Composition and Layers of a PCB
– A basic PCB consists of an insulating material and a layer of copper foil.
– Chemical etching divides the copper into tracks, pads, vias, and other features.
– The tracks function as wires and are insulated from each other.
– A solder resist coating protects the copper and prevents solder shorts.
– The artwork is the pattern etched into each copper layer of a PCB.
– PCBs can have multiple layers of copper arranged in pairs.
– The number of layers and interconnections indicate the board complexity.
– Two-layer boards are the simplest, while four-layer boards offer more routing options.
– Multi-layer boards have alternating layers of copper and insulation.
– Inner copper layers are protected by adjacent substrate layers.
– Through-hole components are mounted by passing wire leads through the board and soldering to traces on the other side.
– Surface mount components are attached by their leads to copper traces on the same side of the board.
– PCBs may use both through-hole and surface mount methods for mounting components.
– Through-hole mounting is less common now, with surface mounting used for most components. Source: https://en.wikipedia.org/wiki/Circuit_board
A printed circuit board (PCB), also called printed wiring board (PWB), is a medium used to connect or "wire" components to one another in a circuit. It takes the form of a laminated sandwich structure of conductive and insulating layers: each of the conductive layers is designed with an artwork pattern of traces, planes and other features (similar to wires on a flat surface) etched from one or more sheet layers of copper laminated onto and/or between sheet layers of a non-conductive substrate. Electrical components may be fixed to conductive pads on the outer layers in the shape designed to accept the component's terminals, generally by means of soldering, to both electrically connect and mechanically fasten them to it. Another manufacturing process adds vias, plated-through holes that allow interconnections between layers.
Printed circuit boards are used in nearly all electronic products. Alternatives to PCBs include wire wrap and point-to-point construction, both once popular but now rarely used. PCBs require additional design effort to lay out the circuit, but manufacturing and assembly can be automated. Electronic design automation software is available to do much of the work of layout. Mass-producing circuits with PCBs is cheaper and faster than with other wiring methods, as components are mounted and wired in one operation. Large numbers of PCBs can be fabricated at the same time, and the layout has to be done only once. PCBs can also be made manually in small quantities, with reduced benefits.

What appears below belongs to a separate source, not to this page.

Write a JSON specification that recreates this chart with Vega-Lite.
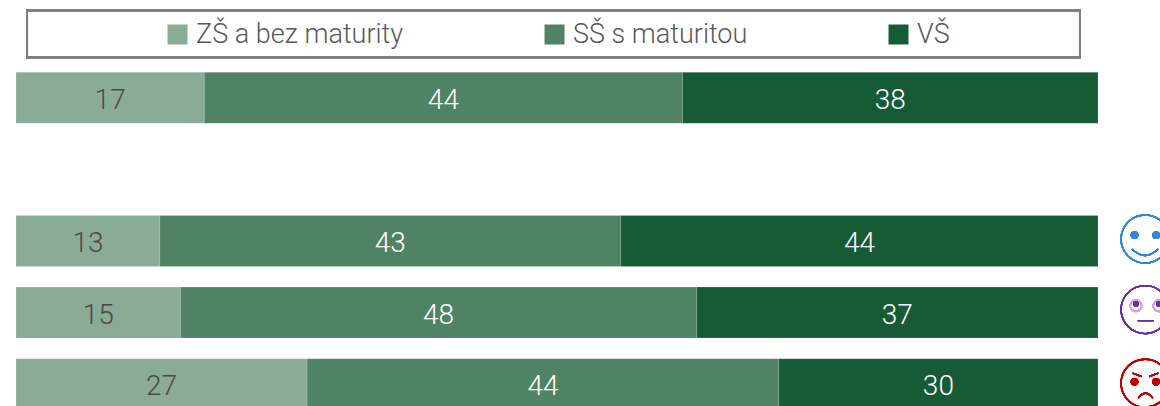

PCBs can be single-sided (one copper layer), double-sided (two copper layers on both sides of one substrate layer), or multi-layer (outer and inner layers of copper, alternating with layers of substrate). Multi-layer PCBs allow for much higher component density, because circuit traces on the inner layers would otherwise take up surface space between components. The rise in popularity of multilayer PCBs with more than two, and especially with more than four, copper planes was concurrent with the adoption of surface mount technology. However, multilayer PCBs make repair, analysis, and field modification of circuits much more difficult and usually impractical.
The world market for bare PCBs exceeded $60.2 billion in 2014 and is estimated to reach $79 billion by 2024.